** Data **

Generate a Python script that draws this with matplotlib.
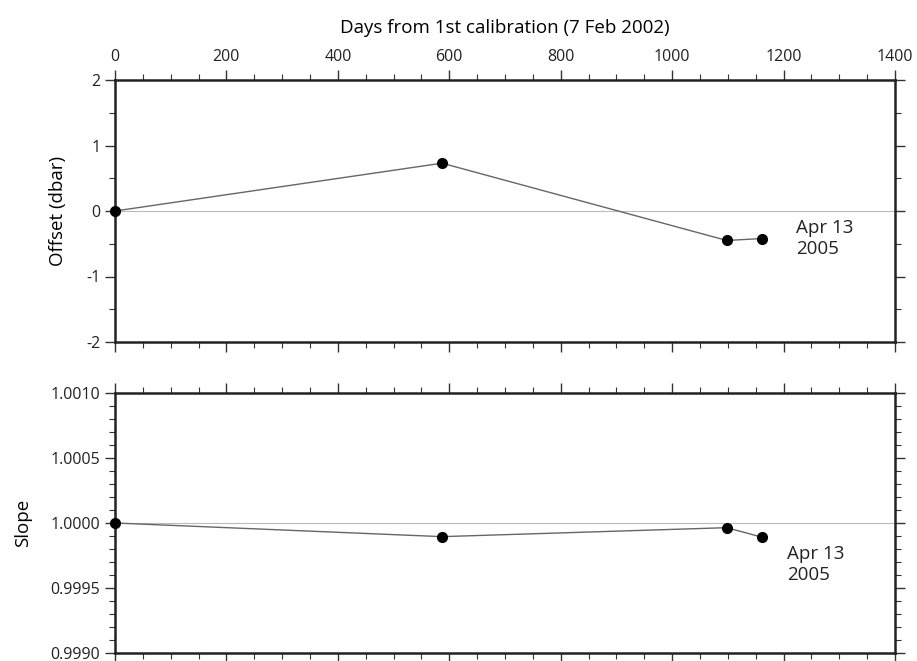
import matplotlib.pyplot as plt
from matplotlib.ticker import MultipleLocator, NullFormatter

plt.rcParams['font.family'] = ['Open Sans', 'DejaVu Sans']
plt.rcParams['axes.unicode_minus'] = False

# calibration dates, days since 7 Feb 2002
days = [0, 587, 1098, 1162]
offset = [0.0, 0.73, -0.45, -0.42]
slope = [1.0, 0.999895, 0.999964, 0.99989]

fig = plt.figure(figsize=(9.17, 6.61), dpi=100)
W, H = 917, 661
ax1 = fig.add_axes([115 / W, 1 - 342 / H, 780 / W, 262 / H])
ax2 = fig.add_axes([115 / W, 1 - 653 / H, 780 / W, 260 / H])

line_kw = dict(color='#666666', lw=1.0, marker='o', ms=7,
               mfc='black', mec='black', zorder=3, clip_on=False)

ax1.axhline(0, color='#bbbbbb', lw=0.8, zorder=1)
ax1.plot(days, offset, **line_kw)
ax1.set_ylim(-2, 2)
ax1.yaxis.set_major_locator(MultipleLocator(1))
ax1.yaxis.set_minor_locator(MultipleLocator(0.5))
ax1.set_ylabel('Offset (dbar)', fontsize=13.5)
ax1.yaxis.set_label_coords(-0.061, 0.5)
ax1.text(1222, -0.42, 'Apr 13\n2005', fontsize=13.5, va='center', ha='left',
         color='#222222', linespacing=1.25)

ax2.axhline(1.0, color='#bbbbbb', lw=0.8, zorder=1)
ax2.plot(days, slope, **line_kw)
ax2.set_ylim(0.9990, 1.0010)
ax2.yaxis.set_major_locator(MultipleLocator(0.0005))
ax2.yaxis.set_minor_locator(MultipleLocator(0.0001))
ax2.yaxis.set_major_formatter(lambda v, p: f'{v:.4f}')
ax2.set_ylabel('Slope', fontsize=13.5)
ax2.yaxis.set_label_coords(-0.106, 0.5)
ax2.text(1206, 0.99968, 'Apr 13\n2005', fontsize=13.5, va='center', ha='left',
         color='#222222', linespacing=1.25)

for ax in (ax1, ax2):
    ax.set_xlim(0, 1400)
    ax.xaxis.set_major_locator(MultipleLocator(200))
    ax.xaxis.set_minor_locator(MultipleLocator(50))
    for s in ax.spines.values():
        s.set_linewidth(1.8)
        s.set_color('#222222')
    ax.tick_params(which='both', direction='out', top=True, right=True,
                   colors='#333333', labelcolor='#222222', labelsize=11.5)
    ax.tick_params(which='major', length=7, width=1.0)
    ax.tick_params(which='minor', length=4, width=0.8)

ax1.tick_params(axis='x', labeltop=True, labelbottom=False)
ax1.xaxis.set_label_position('top')
ax1.set_xlabel('Days from 1st calibration (7 Feb 2002)', fontsize=13.5, labelpad=12)
ax2.tick_params(axis='x', labeltop=False, labelbottom=False)
ax2.xaxis.set_minor_formatter(NullFormatter())

fig.savefig('out.png', dpi=100)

** Given instruction **
Pictures in the data above should not be copied; transcribe everything else exactly.

** Exercise solution **
Generate a Python script that draws this with matplotlib.
import matplotlib.pyplot as plt
from matplotlib.ticker import MultipleLocator, NullFormatter

plt.rcParams['font.family'] = ['Open Sans', 'DejaVu Sans']
plt.rcParams['axes.unicode_minus'] = False

# calibration dates, days since 7 Feb 2002
days = [0, 587, 1098, 1162]
offset = [0.0, 0.73, -0.45, -0.42]
slope = [1.0, 0.999895, 0.999964, 0.99989]

fig = plt.figure(figsize=(9.17, 6.61), dpi=100)
W, H = 917, 661
ax1 = fig.add_axes([115 / W, 1 - 342 / H, 780 / W, 262 / H])
ax2 = fig.add_axes([115 / W, 1 - 653 / H, 780 / W, 260 / H])

line_kw = dict(color='#666666', lw=1.0, marker='o', ms=7,
               mfc='black', mec='black', zorder=3, clip_on=False)

ax1.axhline(0, color='#bbbbbb', lw=0.8, zorder=1)
ax1.plot(days, offset, **line_kw)
ax1.set_ylim(-2, 2)
ax1.yaxis.set_major_locator(MultipleLocator(1))
ax1.yaxis.set_minor_locator(MultipleLocator(0.5))
ax1.set_ylabel('Offset (dbar)', fontsize=13.5)
ax1.yaxis.set_label_coords(-0.061, 0.5)
ax1.text(1222, -0.42, 'Apr 13\n2005', fontsize=13.5, va='center', ha='left',
         color='#222222', linespacing=1.25)

ax2.axhline(1.0, color='#bbbbbb', lw=0.8, zorder=1)
ax2.plot(days, slope, **line_kw)
ax2.set_ylim(0.9990, 1.0010)
ax2.yaxis.set_major_locator(MultipleLocator(0.0005))
ax2.yaxis.set_minor_locator(MultipleLocator(0.0001))
ax2.yaxis.set_major_formatter(lambda v, p: f'{v:.4f}')
ax2.set_ylabel('Slope', fontsize=13.5)
ax2.yaxis.set_label_coords(-0.106, 0.5)
ax2.text(1206, 0.99968, 'Apr 13\n2005', fontsize=13.5, va='center', ha='left',
         color='#222222', linespacing=1.25)

for ax in (ax1, ax2):
    ax.set_xlim(0, 1400)
    ax.xaxis.set_major_locator(MultipleLocator(200))
    ax.xaxis.set_minor_locator(MultipleLocator(50))
    for s in ax.spines.values():
        s.set_linewidth(1.8)
        s.set_color('#222222')
    ax.tick_params(which='both', direction='out', top=True, right=True,
                   colors='#333333', labelcolor='#222222', labelsize=11.5)
    ax.tick_params(which='major', length=7, width=1.0)
    ax.tick_params(which='minor', length=4, width=0.8)

ax1.tick_params(axis='x', labeltop=True, labelbottom=False)
ax1.xaxis.set_label_position('top')
ax1.set_xlabel('Days from 1st calibration (7 Feb 2002)', fontsize=13.5, labelpad=12)
ax2.tick_params(axis='x', labeltop=False, labelbottom=False)
ax2.xaxis.set_minor_formatter(NullFormatter())

fig.savefig('out.png', dpi=100)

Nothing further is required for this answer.